Now I know public transport generally gets a bum wrap for delayed services but this article is not about late trains. On the contrary, it’s about how far the transport service has come over the past 30 years.
I remember catching public transport as a kid back in Adelaide. Back then you’d purchase a return ticket either from the bus driver or a conductor on the train and tram. (Yes, this was a little while ago). The point is, back then, that was the only way of paying for your ride. That was the process. It was a bit of an honour system too, because you could effectively purchase a one way ticket but still do a round trip if you could get away with it. (Hey, I was a kid, alright!)
The point being, at some point in our history, we created a public transport system and in the process, a meeting was held to discuss the best way of getting commuters to pay for it. The result – paying people to walk the carriages of trains and trams checking and selling tickets. The best process at the time (granted we didn’t have the technology back then that we have now), but a process that was open to fare dodgers and eventually an angry public demanding a better system.
As a result, the payment process of today is simply putting money on your Opal card (or equivalent travel card for which ever state you reside) and then choose your public transport service from buses to trains to trams by simply tapping on and off at the start and finish of your commute.
This ‘ease of use’ process resonated with me as it highlights the importance of systems and processes. It made me think about the many times I’ve experienced the pain and frustration of not nailing a process in my own business. It made me realise, just like the ticketing system on public transport, we have to go through a level of frustration to correct and perfect a process. If we don’t, we never really move forward and we rarely learn.

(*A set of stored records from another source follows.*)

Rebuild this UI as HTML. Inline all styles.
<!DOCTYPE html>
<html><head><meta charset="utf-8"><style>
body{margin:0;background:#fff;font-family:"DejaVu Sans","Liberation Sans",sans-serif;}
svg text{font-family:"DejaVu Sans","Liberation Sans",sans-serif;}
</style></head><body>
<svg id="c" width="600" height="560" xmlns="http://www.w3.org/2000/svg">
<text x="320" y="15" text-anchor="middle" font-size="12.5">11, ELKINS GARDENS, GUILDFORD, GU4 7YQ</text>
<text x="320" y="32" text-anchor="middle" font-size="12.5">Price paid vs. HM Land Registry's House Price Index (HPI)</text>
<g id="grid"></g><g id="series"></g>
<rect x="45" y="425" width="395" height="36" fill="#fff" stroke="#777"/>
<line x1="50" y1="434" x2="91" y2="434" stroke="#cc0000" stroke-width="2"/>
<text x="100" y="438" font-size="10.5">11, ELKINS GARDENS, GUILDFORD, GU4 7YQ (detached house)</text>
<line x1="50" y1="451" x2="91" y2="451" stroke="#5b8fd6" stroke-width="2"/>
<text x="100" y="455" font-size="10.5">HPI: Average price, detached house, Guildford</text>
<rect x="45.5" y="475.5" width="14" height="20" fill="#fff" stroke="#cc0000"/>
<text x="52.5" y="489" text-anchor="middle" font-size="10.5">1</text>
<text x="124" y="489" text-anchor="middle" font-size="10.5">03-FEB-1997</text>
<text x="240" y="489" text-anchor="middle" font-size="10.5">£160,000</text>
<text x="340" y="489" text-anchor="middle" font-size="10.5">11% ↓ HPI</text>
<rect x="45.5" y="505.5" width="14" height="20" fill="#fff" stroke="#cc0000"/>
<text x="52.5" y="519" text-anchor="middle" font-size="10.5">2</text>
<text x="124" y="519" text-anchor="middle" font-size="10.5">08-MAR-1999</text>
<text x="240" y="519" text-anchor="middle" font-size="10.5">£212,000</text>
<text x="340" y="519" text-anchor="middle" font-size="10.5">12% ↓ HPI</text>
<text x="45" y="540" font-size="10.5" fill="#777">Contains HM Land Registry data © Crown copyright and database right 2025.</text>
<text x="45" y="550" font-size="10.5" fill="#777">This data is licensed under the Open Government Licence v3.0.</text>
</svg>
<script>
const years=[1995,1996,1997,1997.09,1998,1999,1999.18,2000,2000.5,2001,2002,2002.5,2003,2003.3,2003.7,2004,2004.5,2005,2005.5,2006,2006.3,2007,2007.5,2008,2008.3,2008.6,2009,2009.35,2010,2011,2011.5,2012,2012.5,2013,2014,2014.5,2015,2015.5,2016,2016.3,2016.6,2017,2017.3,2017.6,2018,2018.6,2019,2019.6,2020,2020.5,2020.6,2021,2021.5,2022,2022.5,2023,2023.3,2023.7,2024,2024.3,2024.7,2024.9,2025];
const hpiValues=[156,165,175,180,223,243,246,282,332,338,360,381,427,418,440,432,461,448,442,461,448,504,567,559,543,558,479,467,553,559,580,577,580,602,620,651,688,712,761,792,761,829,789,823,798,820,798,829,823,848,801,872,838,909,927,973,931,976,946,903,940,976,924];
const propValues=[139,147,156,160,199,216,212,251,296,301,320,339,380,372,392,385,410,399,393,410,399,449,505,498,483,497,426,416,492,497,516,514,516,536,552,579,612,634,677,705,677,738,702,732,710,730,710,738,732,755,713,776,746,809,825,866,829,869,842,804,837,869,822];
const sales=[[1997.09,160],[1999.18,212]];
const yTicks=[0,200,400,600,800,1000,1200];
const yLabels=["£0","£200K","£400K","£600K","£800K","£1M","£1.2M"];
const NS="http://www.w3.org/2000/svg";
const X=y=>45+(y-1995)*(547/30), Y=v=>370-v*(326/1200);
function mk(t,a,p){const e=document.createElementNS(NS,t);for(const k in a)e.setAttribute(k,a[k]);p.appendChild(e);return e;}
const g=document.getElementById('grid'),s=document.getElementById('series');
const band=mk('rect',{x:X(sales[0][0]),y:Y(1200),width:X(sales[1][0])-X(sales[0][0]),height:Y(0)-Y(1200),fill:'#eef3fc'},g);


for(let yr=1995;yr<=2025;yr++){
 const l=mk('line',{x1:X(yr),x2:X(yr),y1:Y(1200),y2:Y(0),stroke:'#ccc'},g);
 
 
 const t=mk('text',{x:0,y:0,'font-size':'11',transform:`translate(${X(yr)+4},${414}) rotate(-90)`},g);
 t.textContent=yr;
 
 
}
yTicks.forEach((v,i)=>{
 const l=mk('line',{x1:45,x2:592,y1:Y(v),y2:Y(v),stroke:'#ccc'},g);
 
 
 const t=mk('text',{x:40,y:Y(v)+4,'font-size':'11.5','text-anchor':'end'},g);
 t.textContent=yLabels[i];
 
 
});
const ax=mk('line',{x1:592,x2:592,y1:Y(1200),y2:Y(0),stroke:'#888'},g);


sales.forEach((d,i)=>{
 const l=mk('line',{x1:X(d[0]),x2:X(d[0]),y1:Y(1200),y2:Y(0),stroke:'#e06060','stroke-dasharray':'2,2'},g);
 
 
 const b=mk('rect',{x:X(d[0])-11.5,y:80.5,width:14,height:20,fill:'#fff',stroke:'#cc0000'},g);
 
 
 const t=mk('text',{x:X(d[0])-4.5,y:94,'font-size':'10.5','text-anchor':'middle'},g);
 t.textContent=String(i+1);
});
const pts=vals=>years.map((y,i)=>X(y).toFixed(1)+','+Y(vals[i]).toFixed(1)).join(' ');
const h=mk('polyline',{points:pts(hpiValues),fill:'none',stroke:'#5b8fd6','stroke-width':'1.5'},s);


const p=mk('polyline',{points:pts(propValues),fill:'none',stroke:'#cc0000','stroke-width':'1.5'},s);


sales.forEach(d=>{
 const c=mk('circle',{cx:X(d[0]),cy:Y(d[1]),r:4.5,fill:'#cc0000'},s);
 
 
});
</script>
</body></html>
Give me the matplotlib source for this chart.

I’ve run my business now for the past 9 years and over that time I have changed and updated my systems and processes on more occasions than I can count. Each time believing that I have finally cracked the absolute best way to seamlessly run my business, until it’s not. I’ve learnt that the challenge is not just correcting a process. The real challenge is recognising and dealing with frustration when it hits, and ensuring it doesn’t effect you personally.
Working with clients and their goals can be the same. What works for one person may not work for another. Good trainers work with and adjust their approach to help each client achieve their personal goals, and along the way this can be very frustrating. Especially for the client as they change their diet and update their training. This frustration can lead to clients losing focus and wondering if it’s all worth it. This is the real challenge… dealing with this frustration when it hits, and ensuring it doesn’t effect you personally.
Saying ‘just don’t get frustrated’ is not the answer. It’s easy to say but hardly an option if you’re the one frustrated. The best way to limit your frustration is to turn your focus on what works and to build on that. To learn from past mistakes and to avoid making them a second time. Most importantly, to stay the course. Keep the focus on the goal. Whether that’s building your own business or wanting to improve your health and fitness.